Kecendrungan negatif adalah gengsi bekerja kalau itu bukan bidangnya, lebih baik nganggur dari pada menahan malu. Hal itu terjadi, karena paradigma yang terbentuk adalah pada orientasi (orientation) bukan kesadaran (awareness). Kesadaran dalam artian, mampu membaca peluang, kuliah tidak semata jalan mencari pekerjaan, memberikan kontribusi pada masyarakat (social responsebility), bekerja apapun (entrepreneur) yang penting bermanfaat dan positif.

Kedua, Mahasiswa aktivis. Tipekal mahasiswa ini memiliki kesadaran sosial bahwa label mahasiswa tidak hanya mempunyai tugas akademik, tapi ada tugas sosial. Satu sisi ada persoalan lain kesadaran yang dibangun kebablasan. Segudang agenda kegiatannya dalam berorganisasi terkadang melupakan tugas utamanya, yaitu kuliah. Bisa dikatakann ia tercarabut dari akar akademiknya. Aktivis model inilah yang membedakan dengan aktivis angkatan para founding fathers kita. Mereka aktvis, tapi tetap fokus dalam akademiknya.
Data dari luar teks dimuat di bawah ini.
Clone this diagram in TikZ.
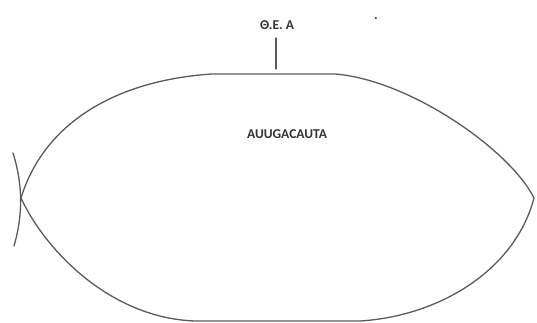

Sebut saja Bung Karno, ranah akademiknya melahirkan Insinyur Tehnik, Hatta kemampuan dalam bidang ekonomi tidak bisa diragukan lagi, dan Syahrir kapasitas dalam diplomasi, membuatnya sering mewakili Indonesia dalam pertemuan Internasional. Mereka adalah orang-orang yang getol dalam kegiatan sosial demi memperjuangkan kemerdekaan Indonesia, tapi tidak meninggalkan dunia akademiknya.
Tidak bermaksud mengatakan bahwa mahasiswa aktivis (sekarang) tidak mempunyai kemampuan dalam keilmuan apapun.
 
Akan tetapi mereka menganggap bahwa ruang kuliah hanya mengekang kreativitas mahasiswa. Bagi mereka yang lebih massif membangun ilmu pengetahuan dialam terbuka seperti baca buku, diskusi, seminar, berorganisasi, bergaul dengan orang-orang pintar, dll. Pemahaman ini Penulis rasakan selama berproses didunia gerakan dan hasil dari dialektika dengan orang-oarang yang mempunyai pilihan bahwa diluar ruang kuliah lebih mencerdaskan.
Adalah realitas yang maklum mahasiswa model ini acapkali mendapat gelar MA (mahasiswa abadi) sebelum lulus. Mahasiswa aktivis ini pada umumnya bekerja tidak sesuai bidang kuliahnya, karena mereka banyak memiliki life skill. Rata-rata orang seperti ini mudah mencari kerja, jelas mereka banyak jaringan, mudah bergaul dan bisa beradaptasi dalam pekerjaan apapun.